== MATERIAL SUPPLIED ==

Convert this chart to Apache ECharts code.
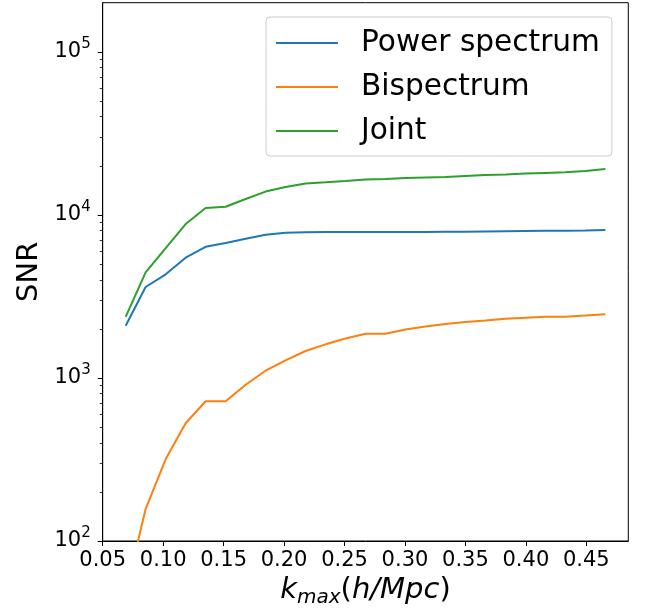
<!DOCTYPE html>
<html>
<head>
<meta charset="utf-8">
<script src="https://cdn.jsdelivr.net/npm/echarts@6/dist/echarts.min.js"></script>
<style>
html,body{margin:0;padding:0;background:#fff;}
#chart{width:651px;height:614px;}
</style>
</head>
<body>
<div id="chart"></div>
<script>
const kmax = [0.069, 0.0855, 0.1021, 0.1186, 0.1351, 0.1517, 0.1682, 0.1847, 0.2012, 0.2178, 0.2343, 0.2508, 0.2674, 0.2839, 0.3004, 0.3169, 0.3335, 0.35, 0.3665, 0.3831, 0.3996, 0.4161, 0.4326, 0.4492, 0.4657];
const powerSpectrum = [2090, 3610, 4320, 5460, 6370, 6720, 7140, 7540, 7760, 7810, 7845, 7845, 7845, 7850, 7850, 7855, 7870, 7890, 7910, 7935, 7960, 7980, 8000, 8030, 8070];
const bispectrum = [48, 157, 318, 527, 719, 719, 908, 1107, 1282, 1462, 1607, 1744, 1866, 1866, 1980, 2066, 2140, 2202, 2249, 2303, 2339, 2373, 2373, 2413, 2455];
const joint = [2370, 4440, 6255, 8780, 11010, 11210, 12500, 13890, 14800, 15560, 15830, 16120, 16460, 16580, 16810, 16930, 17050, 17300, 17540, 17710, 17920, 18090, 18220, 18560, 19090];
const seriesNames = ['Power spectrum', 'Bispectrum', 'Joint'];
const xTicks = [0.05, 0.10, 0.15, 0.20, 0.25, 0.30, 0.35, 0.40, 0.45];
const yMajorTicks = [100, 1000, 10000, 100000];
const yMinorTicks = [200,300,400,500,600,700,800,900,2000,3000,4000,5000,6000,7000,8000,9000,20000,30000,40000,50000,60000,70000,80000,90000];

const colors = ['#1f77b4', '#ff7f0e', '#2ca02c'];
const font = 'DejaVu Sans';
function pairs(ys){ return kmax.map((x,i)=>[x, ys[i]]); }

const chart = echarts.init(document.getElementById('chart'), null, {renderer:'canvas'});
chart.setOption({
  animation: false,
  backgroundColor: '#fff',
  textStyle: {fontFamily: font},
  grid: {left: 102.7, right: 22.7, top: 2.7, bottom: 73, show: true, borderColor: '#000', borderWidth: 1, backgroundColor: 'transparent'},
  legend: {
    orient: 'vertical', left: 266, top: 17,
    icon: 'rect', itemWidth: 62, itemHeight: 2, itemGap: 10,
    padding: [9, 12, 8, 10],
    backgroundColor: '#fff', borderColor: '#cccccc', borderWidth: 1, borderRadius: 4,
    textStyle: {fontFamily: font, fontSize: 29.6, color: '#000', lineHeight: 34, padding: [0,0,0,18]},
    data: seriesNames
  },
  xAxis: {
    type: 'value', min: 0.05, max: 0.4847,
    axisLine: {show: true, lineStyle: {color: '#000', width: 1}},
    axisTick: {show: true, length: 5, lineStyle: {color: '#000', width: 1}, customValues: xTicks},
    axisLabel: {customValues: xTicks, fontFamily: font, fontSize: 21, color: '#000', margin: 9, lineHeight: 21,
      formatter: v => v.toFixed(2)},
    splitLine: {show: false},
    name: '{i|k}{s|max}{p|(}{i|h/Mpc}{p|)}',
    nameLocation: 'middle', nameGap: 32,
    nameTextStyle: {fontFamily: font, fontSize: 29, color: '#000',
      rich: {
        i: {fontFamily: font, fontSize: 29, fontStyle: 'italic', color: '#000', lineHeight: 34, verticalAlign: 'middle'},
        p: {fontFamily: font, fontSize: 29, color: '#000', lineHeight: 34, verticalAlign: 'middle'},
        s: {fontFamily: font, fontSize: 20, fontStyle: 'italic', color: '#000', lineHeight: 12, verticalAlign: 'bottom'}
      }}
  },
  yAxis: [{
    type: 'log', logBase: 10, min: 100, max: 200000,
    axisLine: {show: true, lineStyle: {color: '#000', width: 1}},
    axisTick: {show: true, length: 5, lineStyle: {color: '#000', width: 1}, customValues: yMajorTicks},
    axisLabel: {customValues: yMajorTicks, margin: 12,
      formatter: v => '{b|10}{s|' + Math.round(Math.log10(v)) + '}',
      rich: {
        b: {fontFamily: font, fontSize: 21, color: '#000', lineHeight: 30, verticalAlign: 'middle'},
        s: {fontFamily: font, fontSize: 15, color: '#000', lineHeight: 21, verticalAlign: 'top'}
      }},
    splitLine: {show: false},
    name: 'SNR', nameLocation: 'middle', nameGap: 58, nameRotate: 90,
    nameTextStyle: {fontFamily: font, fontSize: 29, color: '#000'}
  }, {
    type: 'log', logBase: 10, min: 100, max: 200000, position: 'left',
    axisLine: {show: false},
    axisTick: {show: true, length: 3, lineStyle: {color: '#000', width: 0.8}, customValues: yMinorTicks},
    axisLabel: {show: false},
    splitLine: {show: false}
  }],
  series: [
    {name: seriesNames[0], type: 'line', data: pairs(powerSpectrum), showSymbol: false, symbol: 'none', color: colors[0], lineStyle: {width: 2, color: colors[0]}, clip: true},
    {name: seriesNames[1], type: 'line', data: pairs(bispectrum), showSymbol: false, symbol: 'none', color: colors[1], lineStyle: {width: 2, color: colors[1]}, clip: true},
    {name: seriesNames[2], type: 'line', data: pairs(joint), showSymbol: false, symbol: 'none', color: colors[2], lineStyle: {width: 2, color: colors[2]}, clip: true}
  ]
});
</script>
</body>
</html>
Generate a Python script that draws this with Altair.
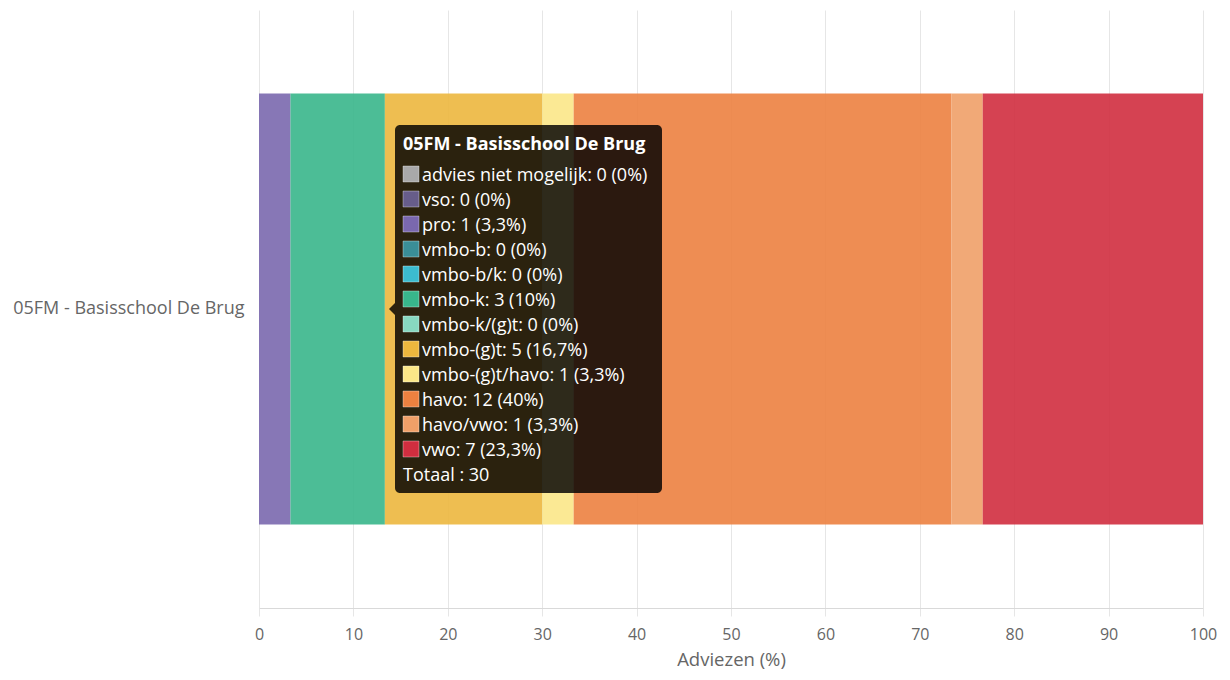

===

» **REQUIRED WORK**
Every entry must be reproduced exactly, with the images left out.

» **COMPLETE OUTPUT**
Convert this chart to Apache ECharts code.
<!DOCTYPE html>
<html>
<head>
<meta charset="utf-8">
<script src="https://cdn.jsdelivr.net/npm/echarts@6/dist/echarts.min.js"></script>
<style>
html,body{margin:0;padding:0;background:#fff;}
#chart{width:651px;height:614px;}
</style>
</head>
<body>
<div id="chart"></div>
<script>
const kmax = [0.069, 0.0855, 0.1021, 0.1186, 0.1351, 0.1517, 0.1682, 0.1847, 0.2012, 0.2178, 0.2343, 0.2508, 0.2674, 0.2839, 0.3004, 0.3169, 0.3335, 0.35, 0.3665, 0.3831, 0.3996, 0.4161, 0.4326, 0.4492, 0.4657];
const powerSpectrum = [2090, 3610, 4320, 5460, 6370, 6720, 7140, 7540, 7760, 7810, 7845, 7845, 7845, 7850, 7850, 7855, 7870, 7890, 7910, 7935, 7960, 7980, 8000, 8030, 8070];
const bispectrum = [48, 157, 318, 527, 719, 719, 908, 1107, 1282, 1462, 1607, 1744, 1866, 1866, 1980, 2066, 2140, 2202, 2249, 2303, 2339, 2373, 2373, 2413, 2455];
const joint = [2370, 4440, 6255, 8780, 11010, 11210, 12500, 13890, 14800, 15560, 15830, 16120, 16460, 16580, 16810, 16930, 17050, 17300, 17540, 17710, 17920, 18090, 18220, 18560, 19090];
const seriesNames = ['Power spectrum', 'Bispectrum', 'Joint'];
const xTicks = [0.05, 0.10, 0.15, 0.20, 0.25, 0.30, 0.35, 0.40, 0.45];
const yMajorTicks = [100, 1000, 10000, 100000];
const yMinorTicks = [200,300,400,500,600,700,800,900,2000,3000,4000,5000,6000,7000,8000,9000,20000,30000,40000,50000,60000,70000,80000,90000];

const colors = ['#1f77b4', '#ff7f0e', '#2ca02c'];
const font = 'DejaVu Sans';
function pairs(ys){ return kmax.map((x,i)=>[x, ys[i]]); }

const chart = echarts.init(document.getElementById('chart'), null, {renderer:'canvas'});
chart.setOption({
  animation: false,
  backgroundColor: '#fff',
  textStyle: {fontFamily: font},
  grid: {left: 102.7, right: 22.7, top: 2.7, bottom: 73, show: true, borderColor: '#000', borderWidth: 1, backgroundColor: 'transparent'},
  legend: {
    orient: 'vertical', left: 266, top: 17,
    icon: 'rect', itemWidth: 62, itemHeight: 2, itemGap: 10,
    padding: [9, 12, 8, 10],
    backgroundColor: '#fff', borderColor: '#cccccc', borderWidth: 1, borderRadius: 4,
    textStyle: {fontFamily: font, fontSize: 29.6, color: '#000', lineHeight: 34, padding: [0,0,0,18]},
    data: seriesNames
  },
  xAxis: {
    type: 'value', min: 0.05, max: 0.4847,
    axisLine: {show: true, lineStyle: {color: '#000', width: 1}},
    axisTick: {show: true, length: 5, lineStyle: {color: '#000', width: 1}, customValues: xTicks},
    axisLabel: {customValues: xTicks, fontFamily: font, fontSize: 21, color: '#000', margin: 9, lineHeight: 21,
      formatter: v => v.toFixed(2)},
    splitLine: {show: false},
    name: '{i|k}{s|max}{p|(}{i|h/Mpc}{p|)}',
    nameLocation: 'middle', nameGap: 32,
    nameTextStyle: {fontFamily: font, fontSize: 29, color: '#000',
      rich: {
        i: {fontFamily: font, fontSize: 29, fontStyle: 'italic', color: '#000', lineHeight: 34, verticalAlign: 'middle'},
        p: {fontFamily: font, fontSize: 29, color: '#000', lineHeight: 34, verticalAlign: 'middle'},
        s: {fontFamily: font, fontSize: 20, fontStyle: 'italic', color: '#000', lineHeight: 12, verticalAlign: 'bottom'}
      }}
  },
  yAxis: [{
    type: 'log', logBase: 10, min: 100, max: 200000,
    axisLine: {show: true, lineStyle: {color: '#000', width: 1}},
    axisTick: {show: true, length: 5, lineStyle: {color: '#000', width: 1}, customValues: yMajorTicks},
    axisLabel: {customValues: yMajorTicks, margin: 12,
      formatter: v => '{b|10}{s|' + Math.round(Math.log10(v)) + '}',
      rich: {
        b: {fontFamily: font, fontSize: 21, color: '#000', lineHeight: 30, verticalAlign: 'middle'},
        s: {fontFamily: font, fontSize: 15, color: '#000', lineHeight: 21, verticalAlign: 'top'}
      }},
    splitLine: {show: false},
    name: 'SNR', nameLocation: 'middle', nameGap: 58, nameRotate: 90,
    nameTextStyle: {fontFamily: font, fontSize: 29, color: '#000'}
  }, {
    type: 'log', logBase: 10, min: 100, max: 200000, position: 'left',
    axisLine: {show: false},
    axisTick: {show: true, length: 3, lineStyle: {color: '#000', width: 0.8}, customValues: yMinorTicks},
    axisLabel: {show: false},
    splitLine: {show: false}
  }],
  series: [
    {name: seriesNames[0], type: 'line', data: pairs(powerSpectrum), showSymbol: false, symbol: 'none', color: colors[0], lineStyle: {width: 2, color: colors[0]}, clip: true},
    {name: seriesNames[1], type: 'line', data: pairs(bispectrum), showSymbol: false, symbol: 'none', color: colors[1], lineStyle: {width: 2, color: colors[1]}, clip: true},
    {name: seriesNames[2], type: 'line', data: pairs(joint), showSymbol: false, symbol: 'none', color: colors[2], lineStyle: {width: 2, color: colors[2]}, clip: true}
  ]
});
</script>
</body>
</html>
Generate a Python script that draws this with Altair.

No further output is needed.